Take the lines from the beginning of the material through the line containing "from matplotlib.lines import Line2D" and retype them exactly, leaving the pictures out.

** begin **

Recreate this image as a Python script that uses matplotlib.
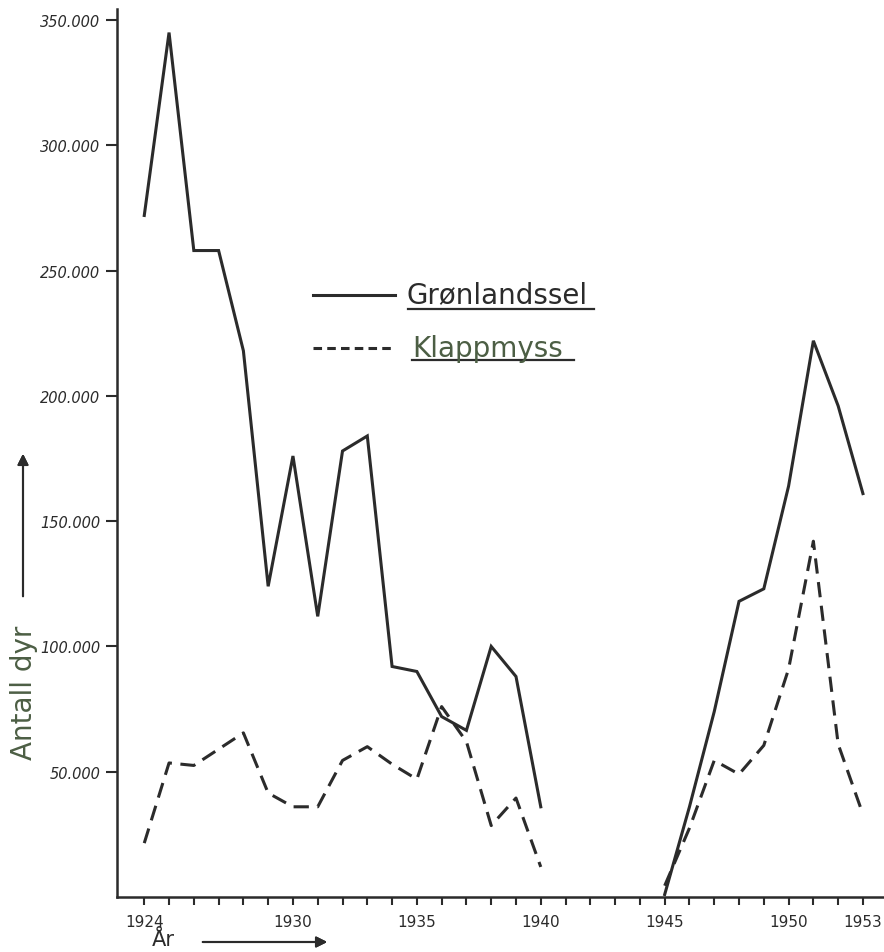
import numpy as np
import matplotlib
matplotlib.use("Agg")
import matplotlib.pyplot as plt
from matplotlib.lines import Line2D

# Fangst av sel, antall dyr per år (lest av figuren)
YEARS = list(range(1924, 1954))
GRONLANDSSEL = [272000, 345000, 258000, 258000, 218000, 124000, 176000, 112000,
                178000, 184000, 92000, 90000, 72000, 66500, 100000, 88000, 36000,
                None, None, None, None,
                1000, 36000, 74000, 118000, 123000, 164000, 222000, 196000, 161000]
KLAPPMYSS = [21500, 53500, 52500, 59000, 65500, 41500, 36000, 36000,
             54500, 60000, 53000, 47000, 76000, 62000, 28500, 39500, 12000,
             None, None, None, None,
             4500, 27500, 54500, 49000, 60500, 91000, 142000, 61000, 33000]

X_LABELED = [1924, 1930, 1935, 1940, 1945, 1950, 1953]
Y_TICKS = [50000, 100000, 150000, 200000, 250000, 300000, 350000]

INK = "#2b2b2b"
GREEN_INK = "#4c5e44"

W, H = 884, 953


def fx(px):
    return px / W


def fy(py):
    return 1 - py / H


def to_arr(vals):
    return np.array([np.nan if v is None else v for v in vals], dtype=float)


fig = plt.figure(figsize=(W / 100, H / 100), dpi=100)
ax = fig.add_axes([fx(117), fy(898), 1 - fx(117), fy(10) - fy(898)])

ax.plot(YEARS, to_arr(GRONLANDSSEL), color=INK, lw=2.2, solid_joinstyle="miter")
ax.plot(YEARS, to_arr(KLAPPMYSS), color=INK, lw=2.2, dashes=(5, 2.8))

ax.set_xlim(1922.9, 1953.85)
ax.set_ylim(0, 354400)

for side in ("top", "right"):
    ax.spines[side].set_visible(False)
for side in ("left", "bottom"):
    ax.spines[side].set_color(INK)
    ax.spines[side].set_linewidth(1.8)

ax.set_xticks(YEARS)
ax.set_xticklabels([str(y) if y in X_LABELED else "" for y in YEARS])
ax.set_yticks(Y_TICKS)
ax.set_yticklabels([f"{v // 1000}.000" for v in Y_TICKS])
ax.tick_params(axis="x", direction="out", length=6, width=1.5, color=INK,
               pad=6, labelsize=11, labelcolor=INK)
ax.tick_params(axis="y", direction="out", length=8, width=1.5, color=INK,
               pad=4, labelsize=10.5, labelcolor=INK)
for lbl in ax.get_yticklabels():
    lbl.set_fontstyle("italic")

# legend drawn by hand, with underlined names
fig.add_artist(Line2D([fx(313), fx(395)], [fy(296), fy(296)], color=INK, lw=2.2))
fig.add_artist(Line2D([fx(313), fx(395)], [fy(349), fy(349)], color=INK, lw=2.2,
                      dashes=(2.8, 1.7)))
fig.text(fx(406), fy(303), "Grønlandssel", fontsize=20, color=INK, va="baseline")
fig.add_artist(Line2D([fx(408), fx(594)], [fy(310), fy(310)], color=INK, lw=1.6))
fig.text(fx(412), fy(357), "Klappmyss", fontsize=20, color=GREEN_INK, va="baseline")
fig.add_artist(Line2D([fx(412), fx(574)], [fy(361), fy(361)], color=INK, lw=1.6))

# axis titles with arrows
fig.text(fx(24), fy(693), "Antall dyr", rotation=90, fontsize=20, color=GREEN_INK,
         ha="center", va="center")
fig.add_artist(plt.annotate("", xy=(fx(23), fy(452)), xytext=(fx(23), fy(600)),
                            xycoords="figure fraction",
                            arrowprops=dict(arrowstyle="-|>", color=INK, lw=1.5,
                                            mutation_scale=16)))
fig.text(fx(152), fy(940), "År", fontsize=15, color=INK, ha="left", va="center")
fig.add_artist(plt.annotate("", xy=(fx(330), fy(943)), xytext=(fx(200), fy(943)),
                            xycoords="figure fraction",
                            arrowprops=dict(arrowstyle="-|>", color=INK, lw=1.5,
                                            mutation_scale=16)))

fig.savefig("out.png", dpi=100, facecolor="white")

** end **

SOLVED EXERCISE |
Recreate this image as a Python script that uses matplotlib.
import numpy as np
import matplotlib
matplotlib.use("Agg")
import matplotlib.pyplot as plt
from matplotlib.lines import Line2D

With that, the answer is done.